I've signed up for Omaha's mini maker fair so if you want an excuse to come see my 3D prints in person you have one now.  More information that later.

Photos

Here are finalized versions of both of these.  It's nice to have them done 'done' and I will be dropping them off at Gallery 72 soon.  I have no idea when I'll put them in a final show.  The head is about perfect as is.  The texturing on the base is accidental.  The mold release ended up doing strange things as it solidified.  The base is also vaguely ferrous.  I used iron shavings to color it black assuming that I could get a very superficial rust with a delightful matte black.  The color and tonality with light on it is pretty stellar but no rust effect.  However the strange texturing more than trumps any loss of the rest effect.
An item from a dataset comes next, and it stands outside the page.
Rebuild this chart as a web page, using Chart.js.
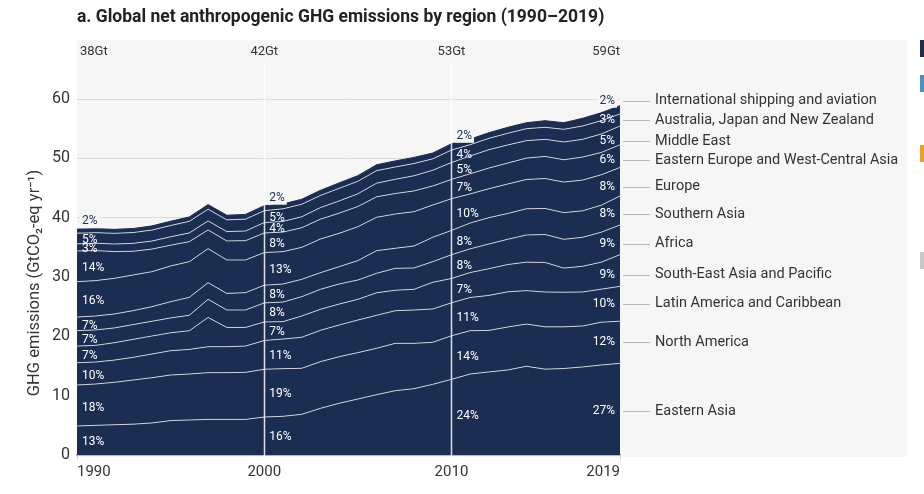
<!DOCTYPE html>
<html>
<head>
<meta charset="utf-8">
<title>Global net anthropogenic GHG emissions by region</title>
<script src="https://cdn.jsdelivr.net/npm/chart.js@4.4.1/dist/chart.umd.min.js"></script>
<style>
  html, body { margin: 0; padding: 0; background: #ffffff; }
  #wrap { width: 924px; height: 494px; }
</style>
</head>
<body>
<div id="wrap"><canvas id="ghgChart" width="924" height="494"></canvas></div>
<script>
// Years on the x axis
const years = [1990, 1991, 1992, 1993, 1994, 1995, 1996, 1997, 1998, 1999,
               2000, 2001, 2002, 2003, 2004, 2005, 2006, 2007, 2008, 2009,
               2010, 2011, 2012, 2013, 2014, 2015, 2016, 2017, 2018, 2019];
const tickYears = [1990, 2000, 2010, 2019];

// Emissions per region, GtCO2-eq per year (stacked bottom to top)
const easternAsia = [4.89, 5.0, 5.1, 5.2, 5.4, 5.8, 5.9, 6.0, 6.0, 6.0,
                     6.4, 6.52, 6.85, 7.86, 8.71, 9.44, 10.17, 10.84, 11.18, 11.91,
                     12.75, 13.65, 14.0, 14.33, 14.95, 14.47, 14.58, 14.84, 15.17, 15.45];
const northAmerica = [6.9, 6.97, 7.15, 7.44, 7.63, 7.68, 7.75, 7.88, 7.88, 7.93,
                      8.05, 8.03, 7.76, 7.87, 7.86, 7.81, 7.81, 7.98, 7.64, 7.08,
                      7.35, 7.3, 7.0, 7.24, 7.12, 7.13, 7.02, 6.9, 7.21, 7.1];
const latinAmerica = [3.76, 3.7, 3.75, 3.82, 3.99, 4.1, 4.15, 4.37, 4.37, 4.43,
                      4.84, 5.0, 5.22, 5.28, 5.34, 5.5, 5.56, 5.5, 5.62, 5.62,
                      5.55, 5.6, 5.9, 5.93, 5.63, 5.87, 5.84, 5.73, 5.57, 5.87];
const southEastAsia = [2.8, 2.81, 2.93, 3.03, 3.03, 3.02, 3.14, 4.94, 3.25, 3.14,
                       3.14, 2.92, 3.59, 3.54, 3.53, 3.48, 3.8, 3.45, 3.48, 4.49,
                       4.1, 4.2, 4.5, 4.6, 4.8, 4.98, 4.06, 4.33, 4.55, 5.35];
const africa = [2.61, 2.6, 2.49, 2.49, 2.49, 2.5, 2.61, 3.05, 2.94, 2.94,
                3.2, 3.31, 3.26, 3.37, 3.38, 3.26, 3.28, 3.69, 3.6, 3.49,
                4.0, 4.0, 4.16, 4.25, 4.58, 4.71, 4.85, 4.89, 5.05, 5.0];
const southernAsia = [2.29, 2.35, 2.35, 2.35, 2.46, 2.74, 3.02, 2.8, 2.8, 2.92,
                      2.98, 3.04, 2.92, 2.81, 2.92, 3.27, 3.82, 3.38, 3.71, 4.1,
                      4.1, 4.35, 4.44, 4.35, 4.42, 4.39, 4.5, 4.46, 4.55, 4.88];
const europe = [5.96, 5.96, 6.01, 6.01, 5.9, 6.02, 6.02, 5.74, 5.63, 5.51,
                5.51, 5.45, 5.4, 5.67, 5.62, 5.72, 5.62, 5.78, 5.78, 5.45,
                5.35, 4.9, 4.88, 4.97, 4.93, 5.05, 5.15, 5.18, 5.13, 4.82];
const easternEurope = [5.18, 5.06, 4.5, 4.0, 3.8, 3.5, 3.37, 3.15, 3.21, 3.26,
                       3.3, 3.3, 3.3, 3.35, 3.4, 3.4, 3.45, 3.45, 3.5, 3.2,
                       3.25, 3.4, 3.48, 3.53, 3.61, 3.72, 3.76, 3.88, 3.76, 3.81];
const middleEast = [1.2, 1.24, 1.28, 1.33, 1.36, 1.42, 1.47, 1.52, 1.58, 1.62,
                    1.75, 1.8, 1.85, 1.95, 2.05, 2.15, 2.3, 2.4, 2.55, 2.65,
                    2.85, 3.0, 3.1, 3.05, 2.94, 2.88, 3.0, 2.99, 3.11, 3.17];
const australiaJapanNz = [1.8, 1.78, 1.8, 1.82, 1.85, 1.9, 1.95, 1.98, 1.97, 2.0,
                          2.0, 2.12, 2.11, 2.04, 2.13, 2.1, 2.11, 2.07, 2.07, 1.92,
                          2.1, 1.9, 1.91, 1.96, 2.02, 2.03, 2.13, 2.25, 2.25, 2.03];
const shippingAviation = [0.68, 0.66, 0.67, 0.68, 0.7, 0.72, 0.75, 0.77, 0.78, 0.8,
                          0.85, 0.83, 0.84, 0.86, 0.92, 0.95, 0.99, 1.03, 1.03, 0.98,
                          1.05, 0.95, 0.95, 1.01, 1.0, 1.11, 1.11, 1.29, 1.34, 1.39];

const regionNames = ['Eastern Asia', 'North America', 'Latin America and Caribbean',
                     'South-East Asia and Pacific', 'Africa', 'Southern Asia', 'Europe',
                     'Eastern Europe and West-Central Asia', 'Middle East',
                     'Australia, Japan and New Zealand', 'International shipping and aviation'];
const regionSeries = [easternAsia, northAmerica, latinAmerica, southEastAsia, africa,
                      southernAsia, europe, easternEurope, middleEast,
                      australiaJapanNz, shippingAviation];

// Share labels printed in the bands (bottom to top)
const shares1990 = ['13%', '18%', '10%', '7%', '7%', '7%', '16%', '14%', '3%', '5%', '2%'];
const shares2000 = ['16%', '19%', '11%', '7%', '8%', '8%', '13%', '8%', '4%', '5%', '2%'];
const shares2010 = ['24%', '14%', '11%', '7%', '8%', '8%', '10%', '7%', '5%', '4%', '2%'];
const shares2019 = ['27%', '12%', '10%', '9%', '9%', '8%', '8%', '6%', '5%', '3%', '2%'];
const shareLabels = [shares1990, shares2000, shares2010, shares2019];
const totalLabels = ['38Gt', '42Gt', '53Gt', '59Gt'];

const NAVY = '#1c2d52';
const TEXT = '#333333';
const FAMILY = '"Roboto", "Liberation Sans", sans-serif';
Chart.defaults.font.family = FAMILY;

// vertical nudges (px) for the share labels, per column, and per band in the last column
const columnNudge = [2, 1, -1, 2];
const lastColumnNudge = [2, 0, 0, 4, 4, 4, 5, 4, 6, 0, 0];

const datasets = regionSeries.map((series, i) => ({
    label: regionNames[i],
    data: series.map((v, k) => ({ x: years[k], y: v })),
    backgroundColor: NAVY,
    borderColor: i === regionSeries.length - 1 ? NAVY : 'rgba(255,255,255,0.72)',
    borderWidth: 1,
    fill: i === 0 ? 'origin' : '-1',
    pointRadius: 0,
    tension: 0
}));

const decorPlugin = {
    id: 'decor',
    beforeDraw(chart) {
        const ctx = chart.ctx;
        const area = chart.chartArea;
        ctx.save();
        ctx.fillStyle = '#ffffff';
        ctx.fillRect(0, 0, chart.width, chart.height);
        // light panel behind the plot
        ctx.fillStyle = '#f6f6f6';
        ctx.fillRect(area.left, 40, 907 - area.left, area.bottom + 2 - 40);
        // edge of the neighbouring panel legend
        const swatches = [[40, NAVY], [75, '#4a90c8'], [145, '#f5a01a'], [252, '#c8c8c8']];
        swatches.forEach(([y, col]) => {
            ctx.fillStyle = col;
            ctx.fillRect(920, y, 6, 17);
        });
        ctx.restore();
    },
    afterDatasetsDraw(chart) {
        const ctx = chart.ctx;
        const xs = chart.scales.x;
        const area = chart.chartArea;
        ctx.save();
        ctx.strokeStyle = 'rgba(255,255,255,0.85)';
        ctx.lineWidth = 1.5;
        [2000, 2010].forEach(yr => {
            const x = Math.round(xs.getPixelForValue(yr)) + 0.5;
            ctx.beginPath();
            ctx.moveTo(x, 62);
            ctx.lineTo(x, area.bottom + 6);
            ctx.stroke();
        });
        ctx.restore();
    },
    afterDraw(chart) {
        const ctx = chart.ctx;
        const xs = chart.scales.x;
        const ys = chart.scales.y;
        const area = chart.chartArea;
        ctx.save();

        // title
        ctx.fillStyle = '#222222';
        ctx.font = 'bold 17.5px ' + FAMILY;
        ctx.textAlign = 'left';
        ctx.textBaseline = 'middle';
        ctx.fillText('a. Global net anthropogenic GHG emissions by region (1990\u20132019)', area.left, 18);

        // y axis title
        ctx.save();
        ctx.translate(35, 283);
        ctx.rotate(-Math.PI / 2);
        ctx.font = '16.5px ' + FAMILY;
        ctx.fillStyle = TEXT;
        ctx.textAlign = 'center';
        ctx.fillText('GHG emissions (GtCO\u2082-eq yr\u207B\u00B9)', 0, 0);
        ctx.restore();

        // totals above the plot
        ctx.font = '13px ' + FAMILY;
        ctx.fillStyle = TEXT;
        tickYears.forEach((yr, j) => {
            const x = xs.getPixelForValue(yr);
            if (j === 0) { ctx.textAlign = 'left'; ctx.fillText(totalLabels[j], x + 3, 52); }
            else if (j === tickYears.length - 1) { ctx.textAlign = 'right'; ctx.fillText(totalLabels[j], x, 52); }
            else { ctx.textAlign = 'center'; ctx.fillText(totalLabels[j], x, 52); }
        });

        // share labels in each band
        ctx.font = '12px ' + FAMILY;
        const last = regionSeries.length - 1;
        const rightYs = [];
        tickYears.forEach((yr, j) => {
            const k = years.indexOf(yr);
            const isLast = j === tickYears.length - 1;
            const x = isLast ? xs.getPixelForValue(yr) - 5 : xs.getPixelForValue(yr) + 5;
            ctx.textAlign = isLast ? 'right' : 'left';
            let base = 0;
            regionSeries.forEach((series, i) => {
                const top = base + series[k];
                let y;
                const txt = shareLabels[j][i];
                if (i === last) {
                    y = ys.getPixelForValue(top) - (isLast ? 5 : 8);
                    const w = ctx.measureText(txt).width;
                    ctx.fillStyle = '#f6f6f6';
                    ctx.fillRect(isLast ? x - w - 2 : x - 2, y - 7, w + 4, 14);
                    ctx.fillStyle = NAVY;
                } else {
                    const nudge = isLast ? lastColumnNudge[i] : columnNudge[j];
                    y = ys.getPixelForValue((base + top) / 2) + nudge;
                    ctx.fillStyle = '#ffffff';
                }
                ctx.fillText(txt, x, y);
                if (isLast) rightYs.push(y);
                base = top;
            });
        });

        // region names with leader lines
        ctx.font = '14.5px ' + FAMILY;
        ctx.textAlign = 'left';
        ctx.strokeStyle = '#b8b8b8';
        ctx.lineWidth = 1;
        rightYs.forEach((y, i) => {
            const yy = Math.round(y) + 0.5;
            ctx.beginPath();
            ctx.moveTo(area.right + 3, yy);
            ctx.lineTo(area.right + 30, yy);
            ctx.stroke();
            ctx.fillStyle = TEXT;
            ctx.fillText(regionNames[i], area.right + 35, y);
        });
        ctx.restore();
    }
};

new Chart(document.getElementById('ghgChart'), {
    type: 'line',
    data: { datasets: datasets },
    options: {
        responsive: false,
        animation: false,
        layout: { padding: { top: 99, right: 304, bottom: 0, left: 0 } },
        plugins: {
            legend: { display: false },
            tooltip: { enabled: false }
        },
        scales: {
            x: {
                type: 'linear',
                min: 1990,
                max: 2019,
                afterBuildTicks: scale => { scale.ticks = tickYears.map(v => ({ value: v })); },
                afterFit: scale => { scale.height = 39; },
                grid: { drawOnChartArea: false, drawTicks: true, tickLength: 5, color: '#d4d4d4' },
                border: { color: '#b8b8b8', width: 2 },
                ticks: {
                    align: 'inner',
                    color: TEXT,
                    padding: 3,
                    font: { size: 15 },
                    callback: v => String(v)
                }
            },
            y: {
                stacked: true,
                min: 0,
                max: 60,
                afterFit: scale => { scale.width = 77; },
                grid: {
                    drawTicks: false,
                    color: ctx => ctx.tick.value === 0 ? 'rgba(0,0,0,0)' : '#dcdcdc'
                },
                border: { display: false },
                ticks: { stepSize: 10, color: TEXT, padding: 7, font: { size: 16 } }
            }
        }
    },
    plugins: [decorPlugin]
});
</script>
</body>
</html>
The mantis scan is a new version of the scan.  It's the same photos but ran through a much stronger program from agisoft that produced a far better base model.  There was still extensive clean up (holes in the head and shield area, fill under the arms, etc) but still way more detailed than what I got out of recap with the same base photos.  Model is 11.5" tall.  I would prefer larger but cost becomes prohibitive as it would force me to use someone other than DoSpace.  Even after literally doubling their prices they are still the people to go for getting stuff printed at a reasonable price.  It was printed hollow and then filled with resign to give it some proper weight.

Mounted Mantis Skin

Finally have finished version of the frame and skin for an eventual mantis show.  The process has been surprisingly difficult and times quite cost prohibitive.  The hardest part was finding someone willing to wet mount two sheets of plexi together but Michael at Paragon Frames in San Francisco eventually agreed to do it after six or so no's from other places.
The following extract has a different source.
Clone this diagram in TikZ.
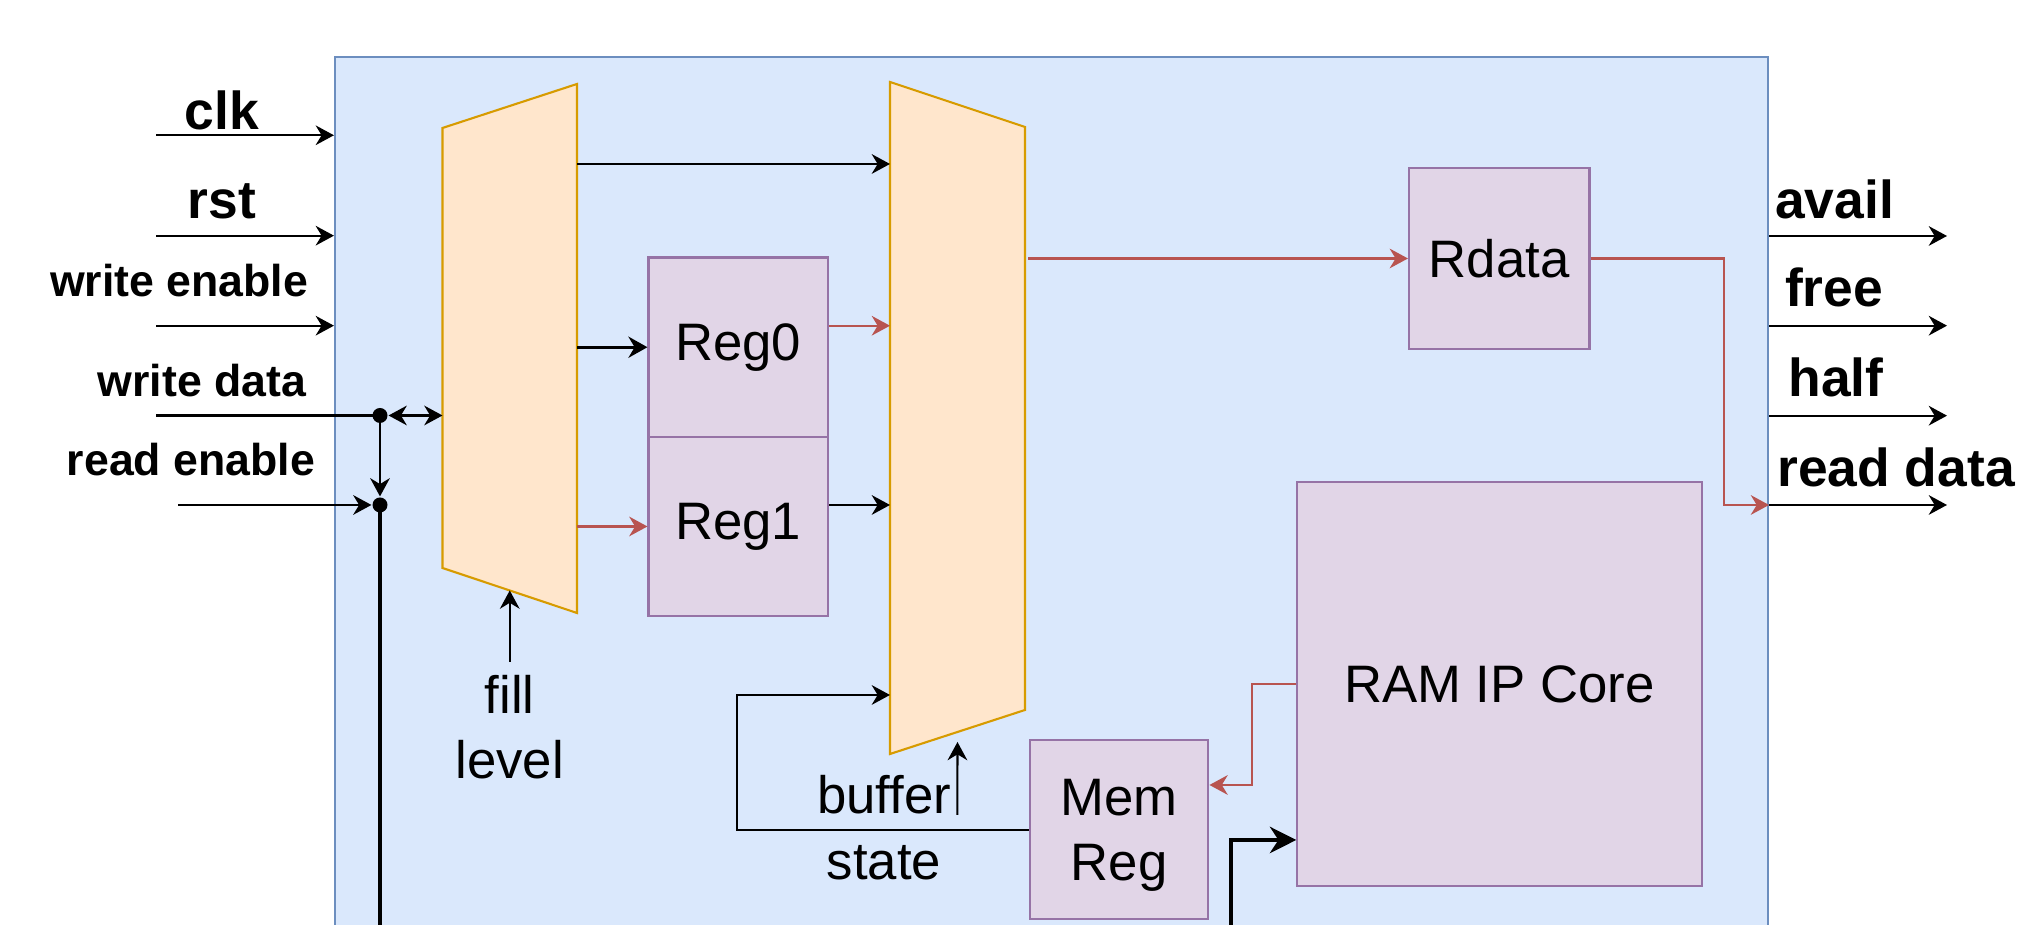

So it's mounted between two sheets, 1/4 and 1/2 in sheets if I recall correctly.  I had him experimented with using Optium from tru-view but it wouldn't glue doesn't polish well at all.  It's a shame, Optium is an amazing glazing medium.  The top layer should be a UV grade plexi so the piece should be protected from fading as a result of ambient (it yet to be seen what long time usage of the LEDs will do).  The first two skins I also had mounted a layer of black plexi but due to corner issues I ended up painting this one instead of adding the third layer of plexi and then modifying the frame design to better hold the mounted skin place by putting in a slight recession into the back plate.
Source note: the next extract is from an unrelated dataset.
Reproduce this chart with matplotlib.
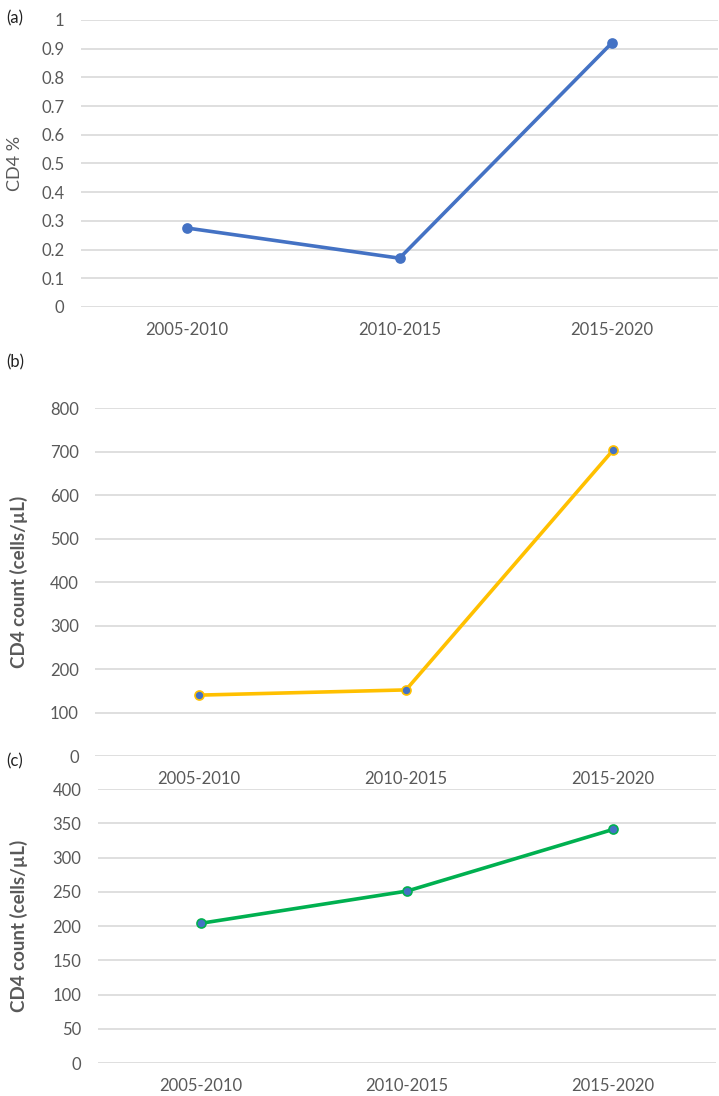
import matplotlib.pyplot as plt

plt.rcParams['font.family'] = ['Lato', 'DejaVu Sans']

periods = ['2005-2010', '2010-2015', '2015-2020']
cd4_pct = [0.275, 0.17, 0.92]
cd4_count_b = [140, 152, 703]
cd4_count_c = [204, 251, 341]

GRAY = '#595959'
GRID = '#d9d9d9'
BLUE = '#4472c4'
YELLOW = '#ffc000'
GREEN = '#00b050'

fig = plt.figure(figsize=(7.19, 10.96), dpi=100)

# (left, bottom, width, height) in figure fractions
boxes = [
    (0.1127, 0.7199, 0.886, 0.2619),
    (0.1328, 0.3102, 0.8637, 0.3175),
    (0.1363, 0.0301, 0.8596, 0.2500),
]
panels = [
    ('(a)', cd4_pct, BLUE, BLUE, 'CD4 %', False, (0, 1), 0.1),
    ('(b)', cd4_count_b, YELLOW, BLUE, 'CD4 count (cells/µL)', True, (0, 800), 100),
    ('(c)', cd4_count_c, GREEN, BLUE, 'CD4 count (cells/µL)', True, (0, 400), 50),
]
tag_y = [0.991, 0.677, 0.313]
label_x = [0.032, 0.039, 0.039]

for i, (box, (tag, vals, col, mcol, ylab, bold, (lo, hi), step)) in enumerate(zip(boxes, panels)):
    ax = fig.add_axes(box)
    x = range(len(periods))
    ax.plot(x, vals, color=col, lw=2.6, marker='o', ms=6.5,
            mfc=mcol, mec=col, mew=1.2, zorder=3)
    ax.set_xlim(-0.5, len(periods) - 0.5)
    ax.set_ylim(lo, hi)
    n = int(round((hi - lo) / step))
    ticks = [lo + k * step for k in range(n + 1)]
    ax.set_yticks(ticks)
    if step < 1:
        ax.set_yticklabels(['0' if t == 0 else ('1' if abs(t - 1) < 1e-9 else f'{t:.1f}') for t in ticks])
    else:
        ax.set_yticklabels([str(int(t)) for t in ticks])
    ax.set_xticks(list(x))
    ax.set_xticklabels(periods)
    for s in ax.spines.values():
        s.set_visible(False)
    ax.grid(axis='y', color=GRID, lw=1.2)
    ax.set_axisbelow(True)
    ax.tick_params(length=0, colors=GRAY, labelsize=12)
    ax.tick_params(axis='y', pad=12)
    ax.tick_params(axis='x', pad=11)
    ax.set_ylabel(ylab, color=GRAY, fontsize=13.5 if bold else 13,
                  fontweight='bold' if bold else 'normal')
    ax.yaxis.set_label_coords(label_x[i], box[1] + box[3] / 2, transform=fig.transFigure)
    fig.text(0.008, tag_y[i], tag, fontsize=12, color='#222222', va='top')

fig.savefig('out.png', dpi=100)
The next obstacle was the frame.  Some how that was done is covered here in an instructable I wrote for submitting the Autodesk AIR http://www.instructables.com/id/Lightup-Frame/.  The main difference now is printing the back plate with the recession to hold the mounted skin and extending down the inner lip some to compensate.  I also chromed the inside of the frame but it didn't really add much to the light output.  The finish was achieved by several hours of sanding and then careful misting with acetone.  I ended up doing the finish twice because the first version of the patina was far too bright.

The next difficulty will be designing a more discrete or visually meaningful control box.  More on that later.

The skin is from this girl.  It was her last shed.